Posted on July 25, 2008

  According to the New Republic, if you attended any school with Barack Obama (Columbia, Harvard, that school in Indonesia etc) you are requested to not talk about him to the press without permission.  It is not clear what will happen to you if you break the Obama rule, but it seems clear that the penalty might be stronger than getting knocked off the Christmas Card list.



  You have to ask the question:  What is the Obama campaign worried about?



  Apparently, there is some sort of controversy about his senior thesis at Columbia.  It has disappeared.  Nobody has a copy.  You have to wonder if they sent Sandy Berger in to destroy it.  The Obama campaign won’t cough it up.  Columbia can’t find it.  And anybody who might have kept a copy has disappeared (okay, that was a joke.  Just kidding).



  What exactly did he say in that thesis on the nuclear disarmament talks?  My guess, it was probably typical liberal tripe about a nuclear free movement, blah, blah, blah.  But that certainly wouldn’t disqualify Obama from office.  So, give us a copy and let us see how you think.



  The New Republic piece, authored by Gabriel Sherman, opines that the press is starting to get fed up with the Obama press team and their overbearing ways.  The turning point, according the NR, was when they flew the press corps to Chicago, when Obama was meeting back in DC with Hillary Clinton.  It might have seemed like a clever move at the time, but that kind of stuff tends to catch up to you.



  My experience with the press is that you are always better served by being honest with them.  They have a job to do.  Let them do it.

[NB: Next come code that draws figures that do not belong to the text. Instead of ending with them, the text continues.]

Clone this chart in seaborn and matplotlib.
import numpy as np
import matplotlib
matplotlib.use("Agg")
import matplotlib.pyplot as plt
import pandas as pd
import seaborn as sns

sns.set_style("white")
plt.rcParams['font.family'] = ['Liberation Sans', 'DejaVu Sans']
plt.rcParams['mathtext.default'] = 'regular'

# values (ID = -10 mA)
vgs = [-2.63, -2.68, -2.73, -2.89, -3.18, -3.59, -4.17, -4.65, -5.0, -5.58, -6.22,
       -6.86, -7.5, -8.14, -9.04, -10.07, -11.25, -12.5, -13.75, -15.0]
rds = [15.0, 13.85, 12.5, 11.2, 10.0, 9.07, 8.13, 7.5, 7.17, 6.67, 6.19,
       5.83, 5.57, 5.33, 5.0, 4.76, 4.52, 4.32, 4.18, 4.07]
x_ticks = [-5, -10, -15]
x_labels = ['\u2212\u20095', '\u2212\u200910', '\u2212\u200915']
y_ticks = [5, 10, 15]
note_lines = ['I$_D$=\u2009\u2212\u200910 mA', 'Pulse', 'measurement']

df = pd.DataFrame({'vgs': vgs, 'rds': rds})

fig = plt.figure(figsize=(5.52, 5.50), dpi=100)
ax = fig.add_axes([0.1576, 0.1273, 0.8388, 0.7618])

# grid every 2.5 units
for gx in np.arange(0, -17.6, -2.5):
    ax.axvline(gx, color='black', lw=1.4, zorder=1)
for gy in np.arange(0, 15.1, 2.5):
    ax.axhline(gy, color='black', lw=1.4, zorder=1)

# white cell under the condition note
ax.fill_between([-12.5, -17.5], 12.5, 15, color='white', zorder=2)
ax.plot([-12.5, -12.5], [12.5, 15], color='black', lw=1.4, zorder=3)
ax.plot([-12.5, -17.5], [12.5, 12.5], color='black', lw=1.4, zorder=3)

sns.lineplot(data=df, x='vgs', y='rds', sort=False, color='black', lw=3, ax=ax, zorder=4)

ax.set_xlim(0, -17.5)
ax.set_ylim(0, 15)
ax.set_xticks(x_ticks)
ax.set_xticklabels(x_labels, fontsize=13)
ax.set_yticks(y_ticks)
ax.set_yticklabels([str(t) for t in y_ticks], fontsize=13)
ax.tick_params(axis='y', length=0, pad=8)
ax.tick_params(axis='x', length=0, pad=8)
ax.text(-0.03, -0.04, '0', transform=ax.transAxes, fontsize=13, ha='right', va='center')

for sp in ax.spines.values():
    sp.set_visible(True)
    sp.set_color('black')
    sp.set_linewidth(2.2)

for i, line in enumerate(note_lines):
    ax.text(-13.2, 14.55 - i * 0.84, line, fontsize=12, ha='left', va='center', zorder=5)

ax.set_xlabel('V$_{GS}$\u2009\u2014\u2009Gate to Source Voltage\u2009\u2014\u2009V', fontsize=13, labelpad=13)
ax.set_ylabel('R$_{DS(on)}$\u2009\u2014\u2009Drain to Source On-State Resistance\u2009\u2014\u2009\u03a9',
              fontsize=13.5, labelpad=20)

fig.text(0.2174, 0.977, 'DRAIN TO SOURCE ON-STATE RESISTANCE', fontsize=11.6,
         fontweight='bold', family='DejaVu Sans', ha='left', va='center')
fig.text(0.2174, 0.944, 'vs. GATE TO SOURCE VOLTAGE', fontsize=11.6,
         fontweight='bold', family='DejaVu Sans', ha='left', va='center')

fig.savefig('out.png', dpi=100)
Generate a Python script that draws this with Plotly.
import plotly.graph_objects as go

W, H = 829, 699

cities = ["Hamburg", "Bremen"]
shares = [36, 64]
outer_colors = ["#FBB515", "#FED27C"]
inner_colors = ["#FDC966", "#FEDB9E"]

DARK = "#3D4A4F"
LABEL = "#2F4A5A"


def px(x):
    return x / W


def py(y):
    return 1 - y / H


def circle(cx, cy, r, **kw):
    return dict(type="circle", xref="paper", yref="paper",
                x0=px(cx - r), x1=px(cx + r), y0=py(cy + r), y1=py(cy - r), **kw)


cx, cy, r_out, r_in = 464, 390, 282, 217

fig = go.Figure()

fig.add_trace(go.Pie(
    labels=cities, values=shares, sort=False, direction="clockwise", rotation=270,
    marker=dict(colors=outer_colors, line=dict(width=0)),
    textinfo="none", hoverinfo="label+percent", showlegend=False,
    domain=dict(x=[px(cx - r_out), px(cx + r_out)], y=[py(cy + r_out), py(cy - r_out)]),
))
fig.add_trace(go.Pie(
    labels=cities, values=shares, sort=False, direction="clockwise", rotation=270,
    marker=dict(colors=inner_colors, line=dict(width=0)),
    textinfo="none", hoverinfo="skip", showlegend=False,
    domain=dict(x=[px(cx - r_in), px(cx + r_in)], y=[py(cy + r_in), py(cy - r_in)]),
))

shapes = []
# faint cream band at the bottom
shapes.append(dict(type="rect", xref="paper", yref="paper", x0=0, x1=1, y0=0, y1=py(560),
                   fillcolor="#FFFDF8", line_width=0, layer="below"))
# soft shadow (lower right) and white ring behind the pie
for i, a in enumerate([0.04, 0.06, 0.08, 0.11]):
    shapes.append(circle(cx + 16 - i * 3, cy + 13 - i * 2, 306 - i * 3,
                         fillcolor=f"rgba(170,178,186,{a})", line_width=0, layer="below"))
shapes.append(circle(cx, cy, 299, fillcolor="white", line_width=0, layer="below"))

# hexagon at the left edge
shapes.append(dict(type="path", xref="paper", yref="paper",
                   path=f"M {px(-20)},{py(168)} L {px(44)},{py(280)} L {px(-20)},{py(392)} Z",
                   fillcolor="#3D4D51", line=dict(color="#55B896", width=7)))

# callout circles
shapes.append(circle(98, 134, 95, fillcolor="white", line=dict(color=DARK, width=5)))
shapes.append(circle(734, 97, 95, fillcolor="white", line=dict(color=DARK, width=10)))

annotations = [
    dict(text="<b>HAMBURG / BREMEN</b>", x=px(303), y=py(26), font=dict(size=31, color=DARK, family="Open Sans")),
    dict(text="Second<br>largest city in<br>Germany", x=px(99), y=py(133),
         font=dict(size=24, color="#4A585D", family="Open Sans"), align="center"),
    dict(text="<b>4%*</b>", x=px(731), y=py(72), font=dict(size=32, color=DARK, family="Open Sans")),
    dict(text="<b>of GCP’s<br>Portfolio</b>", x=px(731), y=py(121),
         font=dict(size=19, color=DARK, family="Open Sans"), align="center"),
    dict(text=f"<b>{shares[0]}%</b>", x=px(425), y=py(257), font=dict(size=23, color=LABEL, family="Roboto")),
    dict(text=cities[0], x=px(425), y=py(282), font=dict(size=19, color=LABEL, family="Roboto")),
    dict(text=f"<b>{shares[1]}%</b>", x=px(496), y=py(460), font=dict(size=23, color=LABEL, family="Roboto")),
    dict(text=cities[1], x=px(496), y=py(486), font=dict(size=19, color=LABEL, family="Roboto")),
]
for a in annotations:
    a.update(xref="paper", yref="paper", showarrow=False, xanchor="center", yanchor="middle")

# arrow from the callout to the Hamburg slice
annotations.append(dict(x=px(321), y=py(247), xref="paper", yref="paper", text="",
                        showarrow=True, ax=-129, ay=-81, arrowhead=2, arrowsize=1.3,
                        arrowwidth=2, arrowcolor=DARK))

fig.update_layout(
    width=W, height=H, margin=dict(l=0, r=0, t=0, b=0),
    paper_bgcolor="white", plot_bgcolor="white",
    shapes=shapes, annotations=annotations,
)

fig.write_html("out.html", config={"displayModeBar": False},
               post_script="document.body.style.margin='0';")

  According to this article, the bloom is off the rose: 


 


“Reporters are grumbling more and more that the campaign is acting like the Prom Queen. They gripe that it is "arrogant" and "control[ling]," and the campaign's own belief that Obama is poised to make history isn't endearing, either. The press certainly helped Obama get so far so fast; the question is, how far can he get if his campaign alienates them”


 


“Last year, when Hillary Clinton campaigned as a front-runner, Obama provided access to the press corps and won over the media. One night, during a campaign stop in Iowa, he met reporters for off-the-record drinks. He cooperated for magazine profiles and appeared on the cover of GQ. And Clinton's relationship with the press wasn't half as easy. "The difference is the Clinton people were hostile for no reason," a reporter who has covered both Democrats tells me”


 


“But, as Obama ascended from underdog to front-runner to presumptive nominee, the flame seems to have dwindled. Reporters who cover Obama these days grouse that Obama's flacks shroud the campaign in secrecy and provide little to no access. "They're more disciplined than the Bush people," a reporter on the Obama trail gripes. "There was this idea of being transparent, but they're not. They're total tightwads with information."”


 


“In June, there was something of a revolt after Obama ditched the press corps on his campaign plane for a secret meeting with Clinton at Senator Dianne Feinstein's house in Washington, leaving the reporters trapped on the flight to Chicago. The D.C. bureau chiefs of half a dozen news organizations, including the late Tim Russert, sent an angry letter to Obama aides Robert Gibbs and David Plouffe and threatened not to reimburse the campaign for the cost of the flight. "The decision to mislead reporters is a troubling one," they wrote. "We hope this does not presage a relationship with the Obama campaign that is not based on a mutual respect for the truth." After the incident, the press corps decided that one pool reporter would keep Obama in sight at all times. "It's a body watch," one reporter jokes.”


 


  And now, the Obama people are trying to control what anybody who has ever met him says about him. 



  Clearly, the message from the Obama campaign is very direct:  To know him is to not talk about him, unless you get special permission.